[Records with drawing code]
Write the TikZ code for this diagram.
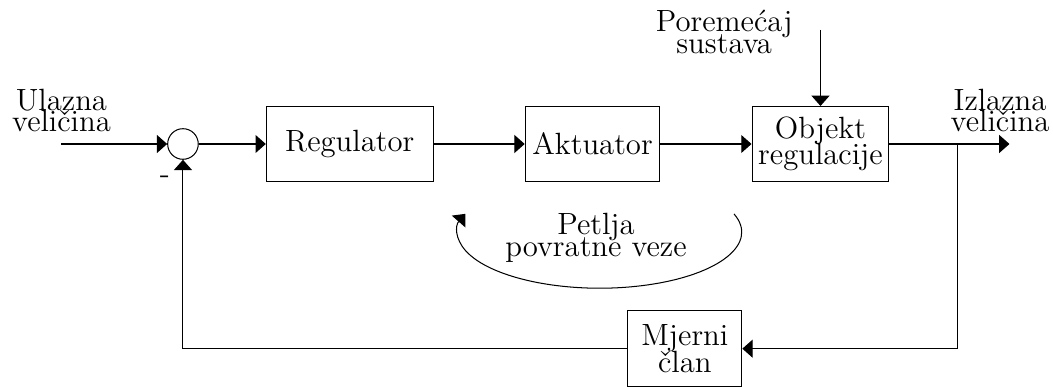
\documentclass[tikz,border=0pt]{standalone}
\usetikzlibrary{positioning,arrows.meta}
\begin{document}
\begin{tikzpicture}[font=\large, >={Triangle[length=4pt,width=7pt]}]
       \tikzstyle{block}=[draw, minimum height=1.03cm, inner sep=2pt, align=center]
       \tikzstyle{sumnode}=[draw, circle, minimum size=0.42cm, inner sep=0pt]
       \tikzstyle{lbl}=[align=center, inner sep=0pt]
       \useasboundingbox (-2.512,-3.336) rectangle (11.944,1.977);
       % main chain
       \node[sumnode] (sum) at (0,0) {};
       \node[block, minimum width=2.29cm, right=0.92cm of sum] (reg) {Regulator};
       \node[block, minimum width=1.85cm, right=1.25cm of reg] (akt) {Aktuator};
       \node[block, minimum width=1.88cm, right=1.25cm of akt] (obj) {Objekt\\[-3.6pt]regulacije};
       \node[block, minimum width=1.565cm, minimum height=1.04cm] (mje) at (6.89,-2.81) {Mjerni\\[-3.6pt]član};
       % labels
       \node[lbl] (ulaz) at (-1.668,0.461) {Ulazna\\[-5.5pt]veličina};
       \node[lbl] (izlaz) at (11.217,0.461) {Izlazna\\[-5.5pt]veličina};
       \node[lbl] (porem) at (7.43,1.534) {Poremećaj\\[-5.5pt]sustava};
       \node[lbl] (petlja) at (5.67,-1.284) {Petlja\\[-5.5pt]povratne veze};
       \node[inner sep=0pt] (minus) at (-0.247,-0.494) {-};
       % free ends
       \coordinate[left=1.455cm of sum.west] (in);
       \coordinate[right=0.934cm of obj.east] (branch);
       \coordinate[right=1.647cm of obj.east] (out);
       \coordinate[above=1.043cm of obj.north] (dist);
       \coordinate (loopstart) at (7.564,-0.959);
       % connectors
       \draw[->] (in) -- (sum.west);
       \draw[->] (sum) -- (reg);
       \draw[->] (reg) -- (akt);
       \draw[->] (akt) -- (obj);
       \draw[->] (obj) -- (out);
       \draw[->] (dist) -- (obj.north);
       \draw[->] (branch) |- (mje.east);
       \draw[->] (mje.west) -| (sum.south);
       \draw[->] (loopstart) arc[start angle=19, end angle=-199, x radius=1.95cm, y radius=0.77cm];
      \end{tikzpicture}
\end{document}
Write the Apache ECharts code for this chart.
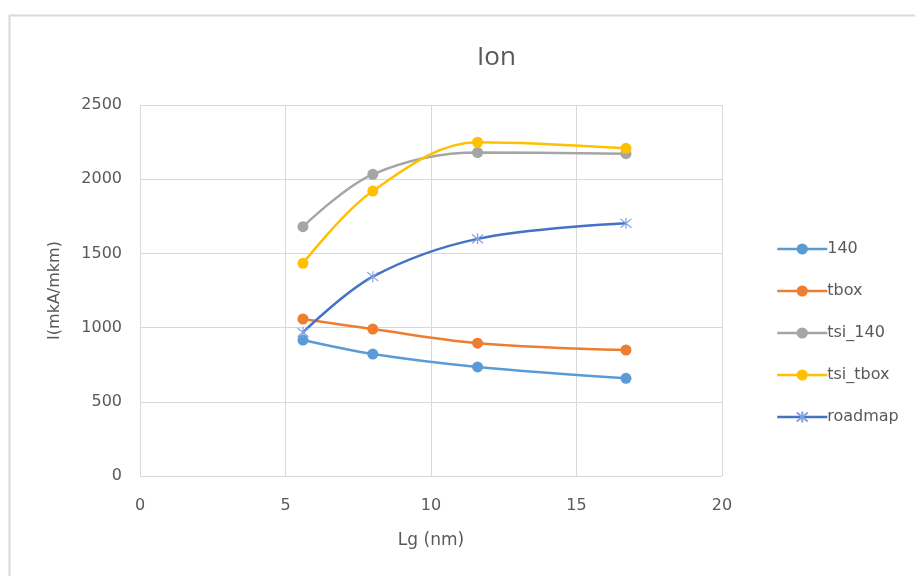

-- What is asked --
Where a line of the material above holds the string "this", copy that line.

-- Problem solution --
Write the TikZ code for this diagram.
Write the Apache ECharts code for this chart.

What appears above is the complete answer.